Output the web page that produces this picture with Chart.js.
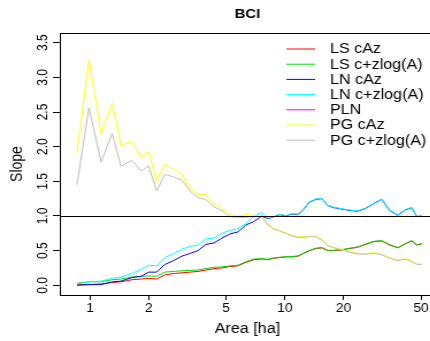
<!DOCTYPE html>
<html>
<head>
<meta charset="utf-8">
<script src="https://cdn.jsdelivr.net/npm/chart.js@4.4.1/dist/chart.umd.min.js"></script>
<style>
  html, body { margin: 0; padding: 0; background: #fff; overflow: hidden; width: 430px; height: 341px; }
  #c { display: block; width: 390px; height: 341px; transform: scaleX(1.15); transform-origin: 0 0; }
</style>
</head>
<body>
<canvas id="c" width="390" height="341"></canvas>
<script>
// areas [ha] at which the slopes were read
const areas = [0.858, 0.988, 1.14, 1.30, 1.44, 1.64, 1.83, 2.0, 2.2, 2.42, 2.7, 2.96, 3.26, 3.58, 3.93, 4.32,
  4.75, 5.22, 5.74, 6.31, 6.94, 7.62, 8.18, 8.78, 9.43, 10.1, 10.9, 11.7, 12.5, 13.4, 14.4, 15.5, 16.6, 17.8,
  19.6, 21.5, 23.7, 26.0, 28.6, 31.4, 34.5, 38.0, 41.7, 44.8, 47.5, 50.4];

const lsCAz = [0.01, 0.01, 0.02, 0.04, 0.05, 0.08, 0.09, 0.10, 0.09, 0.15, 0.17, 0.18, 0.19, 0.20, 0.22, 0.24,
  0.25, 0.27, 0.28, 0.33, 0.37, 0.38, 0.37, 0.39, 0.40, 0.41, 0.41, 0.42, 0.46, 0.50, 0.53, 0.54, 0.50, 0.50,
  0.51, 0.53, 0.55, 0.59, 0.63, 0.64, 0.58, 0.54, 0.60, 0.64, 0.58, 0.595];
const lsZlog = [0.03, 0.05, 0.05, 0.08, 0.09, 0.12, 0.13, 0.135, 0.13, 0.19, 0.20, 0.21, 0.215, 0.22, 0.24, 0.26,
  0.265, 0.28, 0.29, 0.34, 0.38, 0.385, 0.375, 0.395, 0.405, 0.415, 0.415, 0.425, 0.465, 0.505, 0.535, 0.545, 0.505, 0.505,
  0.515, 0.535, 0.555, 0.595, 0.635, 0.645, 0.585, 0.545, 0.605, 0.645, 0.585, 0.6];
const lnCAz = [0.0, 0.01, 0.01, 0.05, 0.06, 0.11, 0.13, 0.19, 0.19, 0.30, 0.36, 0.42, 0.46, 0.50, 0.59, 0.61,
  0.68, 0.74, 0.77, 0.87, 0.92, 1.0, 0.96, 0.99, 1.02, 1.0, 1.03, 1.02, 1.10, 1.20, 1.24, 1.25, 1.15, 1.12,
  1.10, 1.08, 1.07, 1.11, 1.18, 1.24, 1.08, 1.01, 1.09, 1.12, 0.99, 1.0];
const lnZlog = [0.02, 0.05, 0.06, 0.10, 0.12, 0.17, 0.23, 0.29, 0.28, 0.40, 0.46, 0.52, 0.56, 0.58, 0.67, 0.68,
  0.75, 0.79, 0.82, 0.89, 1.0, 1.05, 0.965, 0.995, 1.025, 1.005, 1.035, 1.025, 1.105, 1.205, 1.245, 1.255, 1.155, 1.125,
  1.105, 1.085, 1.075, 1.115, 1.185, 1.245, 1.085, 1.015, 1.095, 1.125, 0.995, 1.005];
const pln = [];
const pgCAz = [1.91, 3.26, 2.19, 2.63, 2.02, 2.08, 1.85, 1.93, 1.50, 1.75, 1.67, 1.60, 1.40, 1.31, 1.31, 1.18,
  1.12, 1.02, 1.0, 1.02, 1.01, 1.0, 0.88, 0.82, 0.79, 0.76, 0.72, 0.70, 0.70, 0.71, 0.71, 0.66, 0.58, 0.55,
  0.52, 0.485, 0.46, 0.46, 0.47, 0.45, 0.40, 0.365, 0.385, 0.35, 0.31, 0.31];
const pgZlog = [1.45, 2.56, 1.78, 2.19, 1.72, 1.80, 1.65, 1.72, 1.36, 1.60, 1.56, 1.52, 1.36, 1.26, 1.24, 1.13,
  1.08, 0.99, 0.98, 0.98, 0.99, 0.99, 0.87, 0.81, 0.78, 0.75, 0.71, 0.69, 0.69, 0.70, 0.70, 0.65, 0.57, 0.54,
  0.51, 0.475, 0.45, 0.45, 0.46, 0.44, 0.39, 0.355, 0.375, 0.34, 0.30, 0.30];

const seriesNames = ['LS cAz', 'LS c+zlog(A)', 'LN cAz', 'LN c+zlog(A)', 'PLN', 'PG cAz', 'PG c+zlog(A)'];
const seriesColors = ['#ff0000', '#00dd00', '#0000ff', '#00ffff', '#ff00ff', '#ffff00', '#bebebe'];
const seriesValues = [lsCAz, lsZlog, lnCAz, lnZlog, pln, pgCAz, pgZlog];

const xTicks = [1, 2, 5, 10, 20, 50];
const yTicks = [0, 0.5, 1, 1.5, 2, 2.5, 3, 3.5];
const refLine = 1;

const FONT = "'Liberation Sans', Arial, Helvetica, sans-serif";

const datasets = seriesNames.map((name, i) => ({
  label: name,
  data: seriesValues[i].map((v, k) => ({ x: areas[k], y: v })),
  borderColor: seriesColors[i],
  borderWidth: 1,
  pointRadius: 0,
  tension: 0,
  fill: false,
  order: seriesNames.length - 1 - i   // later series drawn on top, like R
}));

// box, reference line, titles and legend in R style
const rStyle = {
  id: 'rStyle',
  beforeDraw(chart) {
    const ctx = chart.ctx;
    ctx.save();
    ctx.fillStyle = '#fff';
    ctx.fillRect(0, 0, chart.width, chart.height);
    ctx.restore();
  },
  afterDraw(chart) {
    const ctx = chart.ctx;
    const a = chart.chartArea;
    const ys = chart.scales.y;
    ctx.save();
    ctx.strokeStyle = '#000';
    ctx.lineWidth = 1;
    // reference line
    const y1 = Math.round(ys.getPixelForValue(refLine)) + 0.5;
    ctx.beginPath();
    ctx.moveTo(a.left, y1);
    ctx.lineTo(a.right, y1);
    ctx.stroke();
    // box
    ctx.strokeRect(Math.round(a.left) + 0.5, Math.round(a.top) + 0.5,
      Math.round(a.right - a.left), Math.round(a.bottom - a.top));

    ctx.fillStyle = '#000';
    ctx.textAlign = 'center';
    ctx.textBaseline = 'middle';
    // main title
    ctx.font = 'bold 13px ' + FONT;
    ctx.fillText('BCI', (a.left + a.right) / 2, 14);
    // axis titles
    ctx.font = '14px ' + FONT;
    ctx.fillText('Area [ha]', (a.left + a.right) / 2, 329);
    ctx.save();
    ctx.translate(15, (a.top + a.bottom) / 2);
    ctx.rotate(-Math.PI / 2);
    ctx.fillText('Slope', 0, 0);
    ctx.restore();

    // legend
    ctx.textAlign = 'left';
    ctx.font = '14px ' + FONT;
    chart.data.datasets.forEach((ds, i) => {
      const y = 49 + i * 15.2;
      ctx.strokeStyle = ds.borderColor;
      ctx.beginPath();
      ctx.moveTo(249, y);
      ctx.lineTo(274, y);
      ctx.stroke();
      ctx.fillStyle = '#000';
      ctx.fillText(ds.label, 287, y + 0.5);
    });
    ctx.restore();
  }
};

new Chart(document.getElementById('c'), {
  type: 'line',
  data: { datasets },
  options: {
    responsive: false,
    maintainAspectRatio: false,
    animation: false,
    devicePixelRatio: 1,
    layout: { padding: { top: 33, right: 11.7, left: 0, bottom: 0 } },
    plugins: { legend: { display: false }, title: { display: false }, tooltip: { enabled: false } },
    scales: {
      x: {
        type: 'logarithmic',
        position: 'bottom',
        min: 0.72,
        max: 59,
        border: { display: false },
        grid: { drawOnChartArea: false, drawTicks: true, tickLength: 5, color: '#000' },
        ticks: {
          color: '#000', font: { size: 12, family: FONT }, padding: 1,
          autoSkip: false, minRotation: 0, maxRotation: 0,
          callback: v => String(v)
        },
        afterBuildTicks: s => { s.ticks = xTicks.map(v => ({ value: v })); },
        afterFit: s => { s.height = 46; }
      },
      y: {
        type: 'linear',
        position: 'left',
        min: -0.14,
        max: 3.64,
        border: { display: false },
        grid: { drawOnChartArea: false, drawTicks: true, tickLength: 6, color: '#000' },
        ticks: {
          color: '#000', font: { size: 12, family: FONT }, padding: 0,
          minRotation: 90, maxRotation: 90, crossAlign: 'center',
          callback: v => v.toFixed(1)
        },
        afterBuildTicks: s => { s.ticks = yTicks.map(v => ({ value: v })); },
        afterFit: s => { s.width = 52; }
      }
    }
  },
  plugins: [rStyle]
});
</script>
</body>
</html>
* * *
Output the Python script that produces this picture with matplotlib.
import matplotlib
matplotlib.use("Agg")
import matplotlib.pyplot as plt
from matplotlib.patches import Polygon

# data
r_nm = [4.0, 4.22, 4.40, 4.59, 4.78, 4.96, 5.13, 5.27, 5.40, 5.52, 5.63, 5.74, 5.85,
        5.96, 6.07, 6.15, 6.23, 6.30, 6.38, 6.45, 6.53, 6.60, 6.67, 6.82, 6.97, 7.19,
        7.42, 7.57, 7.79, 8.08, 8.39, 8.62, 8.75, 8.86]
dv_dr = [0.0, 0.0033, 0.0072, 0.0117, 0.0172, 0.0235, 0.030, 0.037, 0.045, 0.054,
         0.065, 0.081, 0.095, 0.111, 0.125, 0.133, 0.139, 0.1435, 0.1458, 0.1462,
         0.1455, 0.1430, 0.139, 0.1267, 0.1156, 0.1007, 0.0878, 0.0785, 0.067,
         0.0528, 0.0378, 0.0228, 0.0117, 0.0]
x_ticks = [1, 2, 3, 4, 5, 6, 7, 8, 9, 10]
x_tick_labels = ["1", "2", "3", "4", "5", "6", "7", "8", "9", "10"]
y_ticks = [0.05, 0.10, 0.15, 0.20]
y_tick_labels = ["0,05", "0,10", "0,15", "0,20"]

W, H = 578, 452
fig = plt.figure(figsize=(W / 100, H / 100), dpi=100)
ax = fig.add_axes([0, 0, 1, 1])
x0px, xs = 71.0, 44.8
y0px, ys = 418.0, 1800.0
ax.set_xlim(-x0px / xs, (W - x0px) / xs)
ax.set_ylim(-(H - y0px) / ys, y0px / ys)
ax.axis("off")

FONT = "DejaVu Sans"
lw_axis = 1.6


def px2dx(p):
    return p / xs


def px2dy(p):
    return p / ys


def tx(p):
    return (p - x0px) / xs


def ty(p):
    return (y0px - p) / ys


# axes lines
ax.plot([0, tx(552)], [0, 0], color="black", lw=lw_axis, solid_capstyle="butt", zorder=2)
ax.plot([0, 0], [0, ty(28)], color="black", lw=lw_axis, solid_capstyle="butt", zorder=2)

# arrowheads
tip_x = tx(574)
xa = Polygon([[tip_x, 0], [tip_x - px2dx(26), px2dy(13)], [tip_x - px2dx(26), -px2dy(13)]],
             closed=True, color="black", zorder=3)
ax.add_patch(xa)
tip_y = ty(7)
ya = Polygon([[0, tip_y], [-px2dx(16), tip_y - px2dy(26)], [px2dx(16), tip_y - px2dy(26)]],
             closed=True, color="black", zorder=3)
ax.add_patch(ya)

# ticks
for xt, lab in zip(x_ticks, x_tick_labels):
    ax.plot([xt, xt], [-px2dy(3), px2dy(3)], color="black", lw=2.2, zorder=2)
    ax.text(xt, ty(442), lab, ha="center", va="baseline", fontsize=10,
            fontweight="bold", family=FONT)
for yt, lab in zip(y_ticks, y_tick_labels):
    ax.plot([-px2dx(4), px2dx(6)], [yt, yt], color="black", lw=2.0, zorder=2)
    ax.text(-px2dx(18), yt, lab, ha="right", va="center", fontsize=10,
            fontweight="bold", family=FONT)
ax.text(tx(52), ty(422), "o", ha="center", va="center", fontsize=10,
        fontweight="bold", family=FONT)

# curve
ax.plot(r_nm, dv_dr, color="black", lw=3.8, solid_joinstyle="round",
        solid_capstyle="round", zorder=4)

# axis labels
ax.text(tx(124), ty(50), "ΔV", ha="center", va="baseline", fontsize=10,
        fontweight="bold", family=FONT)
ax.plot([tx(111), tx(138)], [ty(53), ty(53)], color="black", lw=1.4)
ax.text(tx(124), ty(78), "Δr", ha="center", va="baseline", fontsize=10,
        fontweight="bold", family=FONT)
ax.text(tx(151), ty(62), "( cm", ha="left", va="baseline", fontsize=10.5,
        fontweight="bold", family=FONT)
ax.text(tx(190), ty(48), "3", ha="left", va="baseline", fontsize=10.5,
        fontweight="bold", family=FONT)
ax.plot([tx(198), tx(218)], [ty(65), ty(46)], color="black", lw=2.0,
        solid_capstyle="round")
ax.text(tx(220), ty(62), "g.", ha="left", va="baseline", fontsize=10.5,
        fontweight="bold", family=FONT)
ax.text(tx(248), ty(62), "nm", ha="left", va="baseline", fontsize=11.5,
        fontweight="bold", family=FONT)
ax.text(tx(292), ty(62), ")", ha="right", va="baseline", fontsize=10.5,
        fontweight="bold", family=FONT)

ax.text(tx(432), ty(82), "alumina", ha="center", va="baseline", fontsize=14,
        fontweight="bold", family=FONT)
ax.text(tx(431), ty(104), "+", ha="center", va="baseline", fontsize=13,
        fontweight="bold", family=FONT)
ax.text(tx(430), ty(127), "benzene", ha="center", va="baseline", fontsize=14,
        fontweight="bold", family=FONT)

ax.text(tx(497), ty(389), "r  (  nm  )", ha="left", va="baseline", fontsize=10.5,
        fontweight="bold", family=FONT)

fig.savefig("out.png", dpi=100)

▶ **Task prompt**
Copy the listing above exactly, but only from the line with "Output the web" through the line with "44.8, 47.5, 50.4];", including those two lines and excluding any picture.

▶ **Solution below**
Output the web page that produces this picture with Chart.js.
<!DOCTYPE html>
<html>
<head>
<meta charset="utf-8">
<script src="https://cdn.jsdelivr.net/npm/chart.js@4.4.1/dist/chart.umd.min.js"></script>
<style>
  html, body { margin: 0; padding: 0; background: #fff; overflow: hidden; width: 430px; height: 341px; }
  #c { display: block; width: 390px; height: 341px; transform: scaleX(1.15); transform-origin: 0 0; }
</style>
</head>
<body>
<canvas id="c" width="390" height="341"></canvas>
<script>
// areas [ha] at which the slopes were read
const areas = [0.858, 0.988, 1.14, 1.30, 1.44, 1.64, 1.83, 2.0, 2.2, 2.42, 2.7, 2.96, 3.26, 3.58, 3.93, 4.32,
  4.75, 5.22, 5.74, 6.31, 6.94, 7.62, 8.18, 8.78, 9.43, 10.1, 10.9, 11.7, 12.5, 13.4, 14.4, 15.5, 16.6, 17.8,
  19.6, 21.5, 23.7, 26.0, 28.6, 31.4, 34.5, 38.0, 41.7, 44.8, 47.5, 50.4];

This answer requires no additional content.